►

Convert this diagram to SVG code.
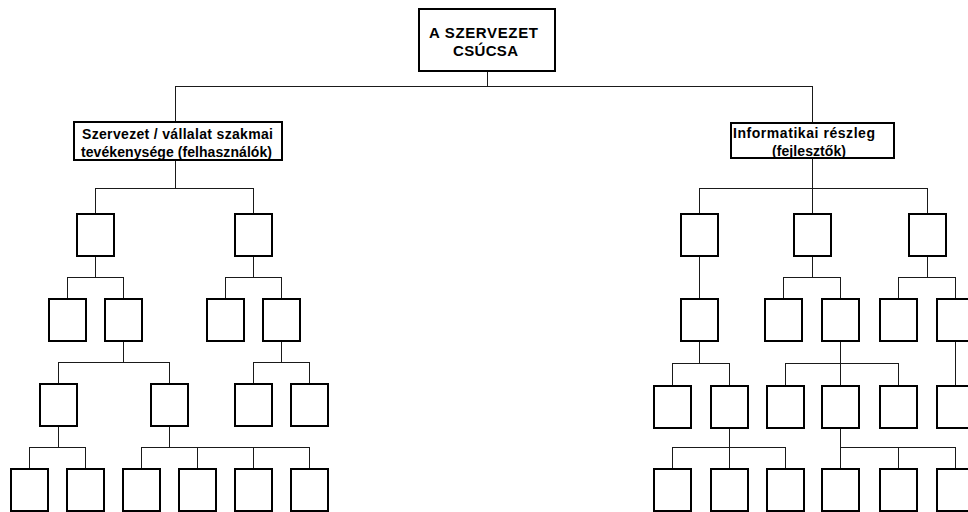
<svg xmlns="http://www.w3.org/2000/svg" width="968" height="512" viewBox="0 0 968 512">
  <style>
    .box { fill: #ffffff; stroke: #000000; stroke-width: 2; }
    .lbl { font-family: "Liberation Sans", Arial, sans-serif; font-weight: bold; font-size: 14px; fill: #000000; }
    .big { font-size: 15px; }
    #connectors path { fill: none; stroke: #1a1a1a; stroke-width: 1; }
  </style>
  <defs>
    <rect id="unit" width="37" height="42" class="box"/>
  </defs>
  <rect width="968" height="512" fill="#ffffff"/>

  <!-- connector lines -->
  <g id="connectors">
    <path d="M487.5 72 V86.5 M175.5 86.5 H812.5 M175.5 86 V122 M812.5 86 V123"/>
    <!-- users branch -->
    <path d="M175.5 160 V188.5 M95.5 188.5 H253.5 M95.5 188 V213 M253.5 188 V213"/>
    <path d="M95.5 257 V277.5 M67.5 277.5 H123.5 M67.5 277 V298 M123.5 277 V298"/>
    <path d="M253.5 257 V277.5 M225.5 277.5 H281.5 M225.5 277 V298 M281.5 277 V298"/>
    <path d="M123.5 342 V362.5 M58.5 362.5 H169.5 M58.5 362 V383 M169.5 362 V383"/>
    <path d="M281.5 342 V362.5 M253.5 362.5 H309.5 M253.5 362 V383 M309.5 362 V383"/>
    <path d="M58.5 427 V447.5 M29.5 447.5 H85.5 M29.5 447 V468 M85.5 447 V468"/>
    <path d="M169.5 427 V447.5 M141.5 447.5 H309.5 M141.5 447 V468 M197.5 447 V468 M253.5 447 V468 M309.5 447 V468"/>
    <!-- developers branch -->
    <path d="M812.5 158 V188.5 M699.5 188.5 H927.5 M699.5 188 V213 M812.5 188 V213 M927.5 188 V213"/>
    <path d="M699.5 257 V298"/>
    <path d="M812.5 257 V277.5 M783.5 277.5 H840.5 M783.5 277 V298 M840.5 277 V298"/>
    <path d="M927.5 257 V277.5 M898.5 277.5 H955.5 M898.5 277 V298 M955.5 277 V298"/>
    <path d="M699.5 342 V363.5 M672.5 363.5 H729.5 M672.5 363 V385 M729.5 363 V385"/>
    <path d="M840.5 342 V363.5 M785.5 363.5 H898.5 M785.5 363 V385 M840.5 363 V385 M898.5 363 V385"/>
    <path d="M955.5 342 V385"/>
    <path d="M729.5 429 V447.5 M672.5 447.5 H785.5 M672.5 447 V468 M729.5 447 V468 M785.5 447 V468"/>
    <path d="M840.5 429 V447.5 M840.5 447.5 H955.5 M840.5 447 V468 M898.5 447 V468 M955.5 447 V468"/>
  </g>

  <!-- top of the organisation -->
  <g id="top">
    <rect x="419" y="9" width="136" height="62" class="box"/>
    <text class="lbl big" x="429" y="37.5" textLength="109" lengthAdjust="spacing">A SZERVEZET</text>
    <text class="lbl big" x="453" y="55.5" textLength="65" lengthAdjust="spacing">CSÚCSA</text>
  </g>

  <g id="users">
    <rect x="74" y="122" width="208" height="38" class="box"/>
    <text class="lbl" x="82" y="139" textLength="191" lengthAdjust="spacing">Szervezet / vállalat szakmai</text>
    <text class="lbl" x="81" y="157" textLength="191" lengthAdjust="spacing">tevékenysége (felhasználók)</text>
  </g>

  <g id="developers">
    <rect x="731" y="123" width="163" height="35" class="box"/>
    <text class="lbl" x="733" y="138" textLength="142" lengthAdjust="spacing">Informatikai részleg</text>
    <text class="lbl" x="772" y="156" textLength="74" lengthAdjust="spacing">(fejlesztők)</text>
  </g>

  <!-- users branch units -->
  <g id="u1a"><use href="#unit" x="77" y="214"/></g>
  <g id="u1b"><use href="#unit" x="235" y="214"/></g>
  <g id="u2a"><use href="#unit" x="49" y="299"/></g>
  <g id="u2b"><use href="#unit" x="105" y="299"/></g>
  <g id="u2c"><use href="#unit" x="207" y="299"/></g>
  <g id="u2d"><use href="#unit" x="263" y="299"/></g>
  <g id="u3a"><use href="#unit" x="40" y="384"/></g>
  <g id="u3b"><use href="#unit" x="151" y="384"/></g>
  <g id="u3c"><use href="#unit" x="235" y="384"/></g>
  <g id="u3d"><use href="#unit" x="291" y="384"/></g>
  <g id="u4a"><use href="#unit" x="11" y="469"/></g>
  <g id="u4b"><use href="#unit" x="67" y="469"/></g>
  <g id="u4c"><use href="#unit" x="123" y="469"/></g>
  <g id="u4d"><use href="#unit" x="179" y="469"/></g>
  <g id="u4e"><use href="#unit" x="235" y="469"/></g>
  <g id="u4f"><use href="#unit" x="291" y="469"/></g>

  <!-- developers branch units -->
  <g id="d1a"><use href="#unit" x="681" y="214"/></g>
  <g id="d1b"><use href="#unit" x="794" y="214"/></g>
  <g id="d1c"><use href="#unit" x="909" y="214"/></g>
  <g id="d2a"><use href="#unit" x="681" y="299"/></g>
  <g id="d2b"><use href="#unit" x="765" y="299"/></g>
  <g id="d2c"><use href="#unit" x="822" y="299"/></g>
  <g id="d2d"><use href="#unit" x="880" y="299"/></g>
  <g id="d2e"><use href="#unit" x="937" y="299"/></g>
  <g id="d3a"><use href="#unit" x="654" y="386"/></g>
  <g id="d3b"><use href="#unit" x="711" y="386"/></g>
  <g id="d3c"><use href="#unit" x="767" y="386"/></g>
  <g id="d3d"><use href="#unit" x="822" y="386"/></g>
  <g id="d3e"><use href="#unit" x="880" y="386"/></g>
  <g id="d3f"><use href="#unit" x="937" y="386"/></g>
  <g id="d4a"><use href="#unit" x="654" y="469"/></g>
  <g id="d4b"><use href="#unit" x="711" y="469"/></g>
  <g id="d4c"><use href="#unit" x="767" y="469"/></g>
  <g id="d4d"><use href="#unit" x="822" y="469"/></g>
  <g id="d4e"><use href="#unit" x="880" y="469"/></g>
  <g id="d4f"><use href="#unit" x="937" y="469"/></g>
</svg>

◄

Problem:
Copy all the lines of data exactly as they appear, dropping any images.

Result of the task:
Convert this diagram to SVG code.
<svg xmlns="http://www.w3.org/2000/svg" width="968" height="512" viewBox="0 0 968 512">
  <style>
    .box { fill: #ffffff; stroke: #000000; stroke-width: 2; }
    .lbl { font-family: "Liberation Sans", Arial, sans-serif; font-weight: bold; font-size: 14px; fill: #000000; }
    .big { font-size: 15px; }
    #connectors path { fill: none; stroke: #1a1a1a; stroke-width: 1; }
  </style>
  <defs>
    <rect id="unit" width="37" height="42" class="box"/>
  </defs>
  <rect width="968" height="512" fill="#ffffff"/>

  <!-- connector lines -->
  <g id="connectors">
    <path d="M487.5 72 V86.5 M175.5 86.5 H812.5 M175.5 86 V122 M812.5 86 V123"/>
    <!-- users branch -->
    <path d="M175.5 160 V188.5 M95.5 188.5 H253.5 M95.5 188 V213 M253.5 188 V213"/>
    <path d="M95.5 257 V277.5 M67.5 277.5 H123.5 M67.5 277 V298 M123.5 277 V298"/>
    <path d="M253.5 257 V277.5 M225.5 277.5 H281.5 M225.5 277 V298 M281.5 277 V298"/>
    <path d="M123.5 342 V362.5 M58.5 362.5 H169.5 M58.5 362 V383 M169.5 362 V383"/>
    <path d="M281.5 342 V362.5 M253.5 362.5 H309.5 M253.5 362 V383 M309.5 362 V383"/>
    <path d="M58.5 427 V447.5 M29.5 447.5 H85.5 M29.5 447 V468 M85.5 447 V468"/>
    <path d="M169.5 427 V447.5 M141.5 447.5 H309.5 M141.5 447 V468 M197.5 447 V468 M253.5 447 V468 M309.5 447 V468"/>
    <!-- developers branch -->
    <path d="M812.5 158 V188.5 M699.5 188.5 H927.5 M699.5 188 V213 M812.5 188 V213 M927.5 188 V213"/>
    <path d="M699.5 257 V298"/>
    <path d="M812.5 257 V277.5 M783.5 277.5 H840.5 M783.5 277 V298 M840.5 277 V298"/>
    <path d="M927.5 257 V277.5 M898.5 277.5 H955.5 M898.5 277 V298 M955.5 277 V298"/>
    <path d="M699.5 342 V363.5 M672.5 363.5 H729.5 M672.5 363 V385 M729.5 363 V385"/>
    <path d="M840.5 342 V363.5 M785.5 363.5 H898.5 M785.5 363 V385 M840.5 363 V385 M898.5 363 V385"/>
    <path d="M955.5 342 V385"/>
    <path d="M729.5 429 V447.5 M672.5 447.5 H785.5 M672.5 447 V468 M729.5 447 V468 M785.5 447 V468"/>
    <path d="M840.5 429 V447.5 M840.5 447.5 H955.5 M840.5 447 V468 M898.5 447 V468 M955.5 447 V468"/>
  </g>

  <!-- top of the organisation -->
  <g id="top">
    <rect x="419" y="9" width="136" height="62" class="box"/>
    <text class="lbl big" x="429" y="37.5" textLength="109" lengthAdjust="spacing">A SZERVEZET</text>
    <text class="lbl big" x="453" y="55.5" textLength="65" lengthAdjust="spacing">CSÚCSA</text>
  </g>

  <g id="users">
    <rect x="74" y="122" width="208" height="38" class="box"/>
    <text class="lbl" x="82" y="139" textLength="191" lengthAdjust="spacing">Szervezet / vállalat szakmai</text>
    <text class="lbl" x="81" y="157" textLength="191" lengthAdjust="spacing">tevékenysége (felhasználók)</text>
  </g>

  <g id="developers">
    <rect x="731" y="123" width="163" height="35" class="box"/>
    <text class="lbl" x="733" y="138" textLength="142" lengthAdjust="spacing">Informatikai részleg</text>
    <text class="lbl" x="772" y="156" textLength="74" lengthAdjust="spacing">(fejlesztők)</text>
  </g>

  <!-- users branch units -->
  <g id="u1a"><use href="#unit" x="77" y="214"/></g>
  <g id="u1b"><use href="#unit" x="235" y="214"/></g>
  <g id="u2a"><use href="#unit" x="49" y="299"/></g>
  <g id="u2b"><use href="#unit" x="105" y="299"/></g>
  <g id="u2c"><use href="#unit" x="207" y="299"/></g>
  <g id="u2d"><use href="#unit" x="263" y="299"/></g>
  <g id="u3a"><use href="#unit" x="40" y="384"/></g>
  <g id="u3b"><use href="#unit" x="151" y="384"/></g>
  <g id="u3c"><use href="#unit" x="235" y="384"/></g>
  <g id="u3d"><use href="#unit" x="291" y="384"/></g>
  <g id="u4a"><use href="#unit" x="11" y="469"/></g>
  <g id="u4b"><use href="#unit" x="67" y="469"/></g>
  <g id="u4c"><use href="#unit" x="123" y="469"/></g>
  <g id="u4d"><use href="#unit" x="179" y="469"/></g>
  <g id="u4e"><use href="#unit" x="235" y="469"/></g>
  <g id="u4f"><use href="#unit" x="291" y="469"/></g>

  <!-- developers branch units -->
  <g id="d1a"><use href="#unit" x="681" y="214"/></g>
  <g id="d1b"><use href="#unit" x="794" y="214"/></g>
  <g id="d1c"><use href="#unit" x="909" y="214"/></g>
  <g id="d2a"><use href="#unit" x="681" y="299"/></g>
  <g id="d2b"><use href="#unit" x="765" y="299"/></g>
  <g id="d2c"><use href="#unit" x="822" y="299"/></g>
  <g id="d2d"><use href="#unit" x="880" y="299"/></g>
  <g id="d2e"><use href="#unit" x="937" y="299"/></g>
  <g id="d3a"><use href="#unit" x="654" y="386"/></g>
  <g id="d3b"><use href="#unit" x="711" y="386"/></g>
  <g id="d3c"><use href="#unit" x="767" y="386"/></g>
  <g id="d3d"><use href="#unit" x="822" y="386"/></g>
  <g id="d3e"><use href="#unit" x="880" y="386"/></g>
  <g id="d3f"><use href="#unit" x="937" y="386"/></g>
  <g id="d4a"><use href="#unit" x="654" y="469"/></g>
  <g id="d4b"><use href="#unit" x="711" y="469"/></g>
  <g id="d4c"><use href="#unit" x="767" y="469"/></g>
  <g id="d4d"><use href="#unit" x="822" y="469"/></g>
  <g id="d4e"><use href="#unit" x="880" y="469"/></g>
  <g id="d4f"><use href="#unit" x="937" y="469"/></g>
</svg>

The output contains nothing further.